OBADARE: I think it's a good idea in principle. So let me explain. You want to send a message that the region is no longer going to have military intervention, period. And whoever plans to take over a democratically elected government is going to have something to pay. So that's my basic idea.

I will say that, given what has happened in Niger over the last few days, given the shift in the mood within Nigeria, given all of those things, I'm not sure about how this is actually going to pan out. And I wonder if the defense chiefs of the military chiefs of ECOWAS have the kind of intelligence that they -- I think, you know, that's given them the confidence to make the kinds of calls that they're making right now.

HOLMES: The junta has reportedly asked for help from the Russian mercenary group Wagner, what are the risks of those potential ties should it come to that, and closer ties with Russia more broadly?
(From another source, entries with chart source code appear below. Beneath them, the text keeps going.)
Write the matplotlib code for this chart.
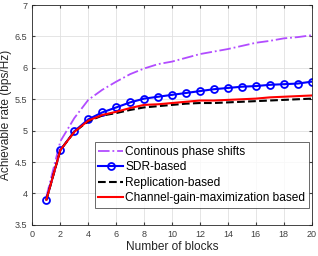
import matplotlib
matplotlib.use('Agg')
import matplotlib.pyplot as plt

plt.rcParams['font.family'] = ['Liberation Sans', 'DejaVu Sans']

blocks = list(range(1, 21))
continuous = [3.95, 4.83, 5.20, 5.49, 5.65, 5.78, 5.90, 5.99, 6.06, 6.10,
              6.16, 6.22, 6.26, 6.30, 6.35, 6.40, 6.43, 6.47, 6.49, 6.52]
sdr = [3.90, 4.69, 4.99, 5.18, 5.29, 5.37, 5.45, 5.51, 5.54, 5.57,
       5.60, 5.63, 5.66, 5.68, 5.70, 5.71, 5.73, 5.74, 5.75, 5.78]
replication = [3.90, 4.69, 4.98, 5.15, 5.24, 5.28, 5.33, 5.37, 5.39, 5.41,
               5.43, 5.44, 5.44, 5.45, 5.46, 5.47, 5.48, 5.49, 5.50, 5.51]
gain_max = [3.90, 4.69, 4.98, 5.16, 5.25, 5.30, 5.36, 5.41, 5.42, 5.44,
            5.46, 5.48, 5.48, 5.49, 5.50, 5.51, 5.53, 5.54, 5.55, 5.56]

fig = plt.figure(figsize=(3.18, 2.56), dpi=100)
ax = fig.add_axes([0.102, 0.122, 0.878, 0.858])

ax.plot(blocks, continuous, color='#b24cff', linestyle='-.', linewidth=1.3,
        label='Continous phase shifts')
ax.plot(blocks, sdr, color='#0000ff', linewidth=1.5, marker='o', markersize=5,
        markerfacecolor='none', markeredgewidth=1.3, label='SDR-based')
ax.plot(blocks, replication, color='black', linestyle='--', linewidth=1.5,
        label='Replication-based')
ax.plot(blocks, gain_max, color='#ff0000', linewidth=1.5,
        label='Channel-gain-maximization based')

ax.set_xlim(0, 20)
ax.set_ylim(3.5, 7)
ax.set_xticks(range(0, 21, 2))
ax.set_yticks([3.5, 4, 4.5, 5, 5.5, 6, 6.5, 7])
ax.set_yticklabels(['3.5', '4', '4.5', '5', '5.5', '6', '6.5', '7'])
ax.tick_params(direction='in', labelsize=6.5, colors='#404040', length=2.5,
               top=True, right=True)
ax.grid(True, color='#e0e0e0', linewidth=0.6)
ax.set_axisbelow(True)
for s in ax.spines.values():
    s.set_color('#262626')
    s.set_linewidth(0.6)

ax.set_xlabel('Number of blocks', fontsize=8.6, color='#262626', labelpad=2)
ax.set_ylabel('Achievable rate (bps/Hz)', fontsize=8.6, color='#262626', labelpad=2)

leg = ax.legend(loc='lower right', bbox_to_anchor=(0.99, 0.076), fontsize=8.6,
                frameon=True, fancybox=False, edgecolor='#262626',
                borderpad=0.3, labelspacing=0.3, handlelength=2.1,
                handletextpad=0.15, borderaxespad=0)
leg.get_frame().set_linewidth(0.6)

fig.savefig('out.png', dpi=100)
plt.close(fig)
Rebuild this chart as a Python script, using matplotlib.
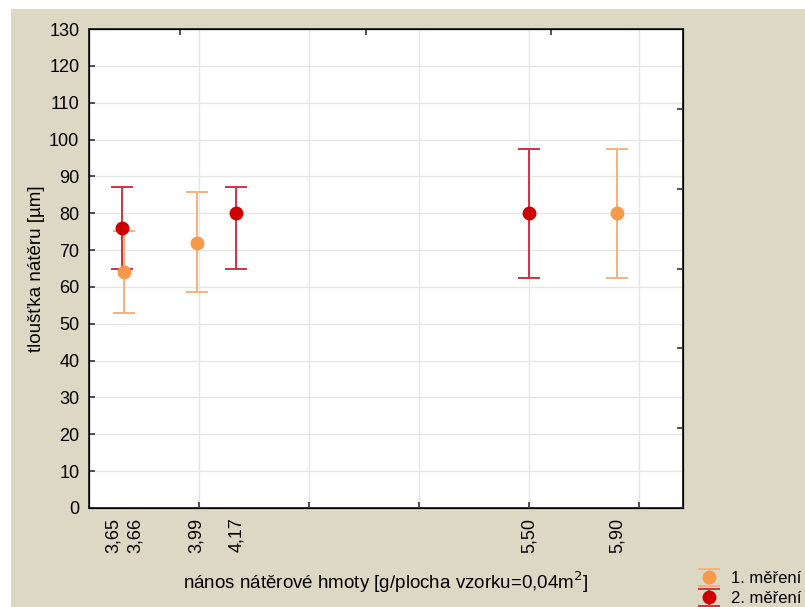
#!/usr/bin/env python3
# -*- coding: utf-8 -*-
import numpy as np
import matplotlib

matplotlib.use("Agg")
import matplotlib.pyplot as plt
import matplotlib.transforms as mtransforms
from matplotlib.patches import Rectangle

plt.rcParams["font.family"] = ["Liberation Sans", "DejaVu Sans"]

# 1. mereni
x1 = [3.66, 3.99, 5.90]
mean1 = [64, 72, 80]
low1 = [53, 58.5, 62.5]
high1 = [75.2, 85.7, 97.5]

# 2. mereni
x2 = [3.65, 4.17, 5.50]
mean2 = [76, 80, 80]
low2 = [65, 65, 62.5]
high2 = [87, 87, 97.5]

tick_vals = [3.65, 3.66, 3.99, 4.17, 5.50, 5.90]
tick_labels = ["3,65", "3,66", "3,99", "4,17", "5,50", "5,90"]
grid_x = [4.0, 4.5, 5.0, 5.5, 6.0]
y_ticks = list(range(0, 131, 10))

BG = "#ddd8c4"
ORANGE = "#f7994a"
ORANGE_ERR = "#f4b27e"
RED = "#cc0000"
RED_ERR = "#cc3344"
FS = 13

fig = plt.figure(figsize=(8.05, 6.07), dpi=100, facecolor="white")
fig.patches.append(Rectangle((11 / 805, 0), 1, 598 / 607, transform=fig.transFigure,
                             facecolor=BG, edgecolor="none", zorder=-10))

ax = fig.add_axes([89 / 805, 99 / 607, 594 / 805, 479 / 607])
ax.set_facecolor("white")

e1 = ax.errorbar(x1, mean1,
                 yerr=[np.subtract(mean1, low1), np.subtract(high1, mean1)],
                 fmt="o", color=ORANGE, ecolor=ORANGE_ERR, elinewidth=1.4,
                 capsize=8, capthick=1.4, markersize=9, label="1. měření", zorder=3)
e2 = ax.errorbar(x2, mean2,
                 yerr=[np.subtract(mean2, low2), np.subtract(high2, mean2)],
                 fmt="o", color=RED, ecolor=RED_ERR, elinewidth=1.4,
                 capsize=8, capthick=1.4, markersize=9, label="2. měření", zorder=3)

ax.set_xlim(3.5, 6.2)
ax.set_ylim(0, 130)

ax.xaxis.remove_overlapping_locs = False
ax.set_xticks(grid_x)
ax.set_xticklabels([])
ax.set_xticks(tick_vals, tick_labels, minor=True)
ax.tick_params(axis="x", which="major", direction="in", length=4, width=1.2, color="#333333")
ax.tick_params(axis="x", which="minor", length=0, pad=7, labelsize=FS, rotation=90)

# 3,65 a 3,66 posunout od sebe
labs = ax.xaxis.get_minorticklabels()
labs[0].set_transform(labs[0].get_transform() + mtransforms.ScaledTranslation(-9 / 100, 0, fig.dpi_scale_trans))
labs[1].set_transform(labs[1].get_transform() + mtransforms.ScaledTranslation(11 / 100, 0, fig.dpi_scale_trans))

ax.set_yticks(y_ticks)
ax.tick_params(axis="y", direction="in", length=4, width=1.2, color="#333333", labelsize=FS, pad=7)

ax.grid(True, which="major", color="#e6e6e6", linewidth=1.0)
ax.set_axisbelow(True)
for s in ax.spines.values():
    s.set_color("#333333")
    s.set_linewidth(1.4)

# ticky nahore a vpravo
axt = ax.twiny()
axt.set_xlim(0, 1)
axt.set_xticks([0.153, 0.466, 0.778])
axt.set_xticklabels([])
axt.tick_params(axis="x", direction="in", length=4, width=1.2, color="#333333")
axr = ax.twinx()
axr.set_ylim(0, 1)
axr.set_yticks([1 / 6, 2 / 6, 3 / 6, 4 / 6, 5 / 6])
axr.set_yticklabels([])
axr.tick_params(axis="y", direction="in", length=4, width=1.2, color="#333333")

ax.set_xlabel("nános nátěrové hmoty [g/plocha vzorku=0,04m$^2$]", fontsize=13.5, labelpad=12)
ax.set_ylabel("tloušťka nátěru [µm]", fontsize=13.5, labelpad=3)

fig.legend(handles=[e1, e2], labels=["1. měření", "2. měření"],
           loc="upper left", bbox_to_anchor=(695 / 805, 36 / 607),
           frameon=False, fontsize=12, handlelength=1.7, handletextpad=0.45,
           labelspacing=0.3, borderaxespad=0.0, borderpad=0.0)

fig.savefig("out.png", dpi=100, facecolor="white")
OBADARE: Well, that was always on the cards. And that's one of the problems right from the get go. That given the Wagner was next door already in Mali, in Burkina Faso, and in other parts of the region. The odds were that if this coup were to succeed, that the junta was going to invite Wagner to come in. If this takeover of the government indicates no reverse. I think you might as well give up and expect Wagner to move in at some point.
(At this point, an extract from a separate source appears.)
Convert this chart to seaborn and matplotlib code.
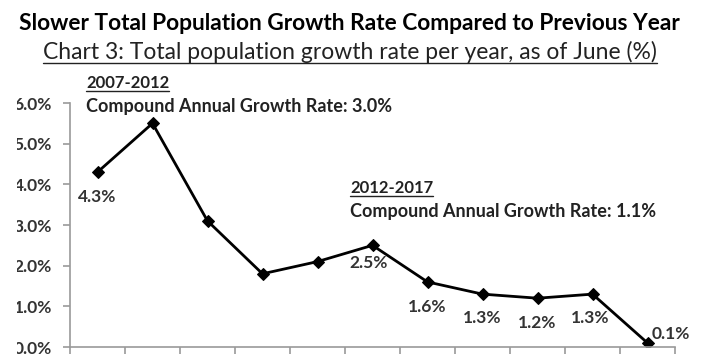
import matplotlib
matplotlib.use("Agg")
import matplotlib.pyplot as plt
import seaborn as sns
import pandas as pd
from matplotlib.lines import Line2D
from matplotlib.patches import Rectangle

years = ["2007", "2008", "2009", "2010", "2011", "2012", "2013", "2014", "2015", "2016", "2017"]
growth = [4.3, 5.5, 3.1, 1.8, 2.1, 2.5, 1.6, 1.3, 1.2, 1.3, 0.1]
labelled_years = ["2007", "2012", "2013", "2014", "2015", "2016", "2017"]
yticks = [0, 1, 2, 3, 4, 5, 6]
title = "Slower Total Population Growth Rate Compared to Previous Year"
subtitle = "Chart 3: Total population growth rate per year, as of June (%)"
period1 = "2007-2012"
cagr1 = "Compound Annual Growth Rate: 3.0%"
period2 = "2012-2017"
cagr2 = "Compound Annual Growth Rate: 1.1%"

sns.set_theme(style="white")
plt.rcParams['font.family'] = ['Lato', 'DejaVu Sans']

W, H = 703, 360
fig = plt.figure(figsize=(W / 100, H / 100), dpi=100)
ax = fig.add_axes([70 / W, 1 - 347 / H, 605 / W, 244 / H])

df = pd.DataFrame({"year": years, "growth": growth})
df["pos"] = range(len(df))
sns.lineplot(data=df, x="pos", y="growth", ax=ax, color="black", lw=2.0,
             marker="D", markersize=6, markeredgecolor="black", markerfacecolor="black")

ax.set_xlim(-0.5, len(years) - 0.5)
ax.set_ylim(0, 6)
ax.set_yticks(yticks)
ax.set_yticklabels([f"{v:.1f}%" for v in yticks], fontsize=12.5, fontweight="bold", color="#333333")
ax.set_xticks([i - 0.5 for i in range(len(years) + 1)])
ax.set_xticklabels([])
ax.set_xlabel("")
ax.set_ylabel("")
for s in ["top", "right"]:
    ax.spines[s].set_visible(False)
for s in ["left", "bottom"]:
    ax.spines[s].set_color("#9a9a9a")
    ax.spines[s].set_linewidth(1.2)
ax.tick_params(axis="y", which="major", direction="out", length=5, width=1.2, color="#9a9a9a", pad=8, left=True)
ax.tick_params(axis="x", which="major", direction="out", length=5, width=1.2, color="#9a9a9a", bottom=True)

# data labels: offsets in points
offsets = {"2007": (0, -18), "2012": (-3, -12.5), "2013": (0, -18), "2014": (0, -17),
           "2015": (0, -18), "2016": (-1.5, -17), "2017": (16.5, 6.5)}
for _, r in df.iterrows():
    if r["year"] in labelled_years:
        dx, dy = offsets[r["year"]]
        ax.annotate(f"{r['growth']:.1f}%", (r["pos"], r["growth"]), xytext=(dx, dy),
                    textcoords="offset points", ha="center", va="center",
                    fontsize=12.5, fontweight="bold", color="#333333")

# the reference image is cropped at the left, clipping the first digit of the y labels
fig.add_artist(Rectangle((0, 0), 17 / W, 1 - 90 / H, transform=fig.transFigure,
                         facecolor="white", edgecolor="none", zorder=10))

renderer = fig.canvas.get_renderer()


def ptext(x, y, s, width=None, size=12, weight="normal", ha="left", underline=False, color="black"):
    t = fig.text(x / W, 1 - y / H, s, ha=ha, va="center", fontsize=size, fontweight=weight, color=color)
    if width is not None:
        bb = t.get_window_extent(renderer)
        t.set_fontsize(size * width / bb.width)
    if underline:
        bb = t.get_window_extent(renderer)
        yline = bb.y0 + 0.5
        fig.add_artist(Line2D([bb.x0 / W, bb.x1 / W], [yline / H, yline / H],
                              transform=fig.transFigure, color=color, lw=1.0))
    return t


ptext(349, 24, title, width=668, size=14, weight="bold", ha="center")
ptext(350, 52, subtitle, width=610, size=13, ha="center", underline=True, color="#222222")
ptext(86, 83, period1, width=84, size=11, weight="bold", underline=True, color="#222222")
ptext(86, 106, cagr1, width=305, size=11, weight="bold", color="#222222")
ptext(350, 188, period2, width=84, size=11, weight="bold", underline=True, color="#222222")
ptext(350, 212, cagr2, width=305, size=11, weight="bold", color="#222222")

fig.savefig("out.png", dpi=100)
HOLMES: The junta announced a new government on Wednesday, more than half of the 21 positions filled by civilians to rest military appointments. Is that likely to come regional concerns?

OBADARE: No. So nothing surprising here, for me, at least because I'm a Nigerian. So I'm very experienced in the language of the military. But here's the way to look at it. 20 civilian appointees on that a military government is still a military government. The problem is not with a number of civilian appointees. The problem is that military rule itself is not what you want, is the very opposite of democratic rule.

Those who have taken over power in Niger are boring from a set of -- the claim a game that anybody who is familiar with military rule in Africa, is know -- is very familiar with. So, I'm really not impressed. I'm not surprised that they get taken that path, but it just strengthens my own determination that this abomination has to be to be terminated.

HOLMES: The days and weeks ahead, we'll tell. Ebenezer Obadare, thank you so much. Appreciate your time.

OBADARE: Thank you for having me.

HOLMES: Still to come here on the program, outrage in China as the government deliberately sends floodwaters into people's homes. We'll tell you the reason why when we come back.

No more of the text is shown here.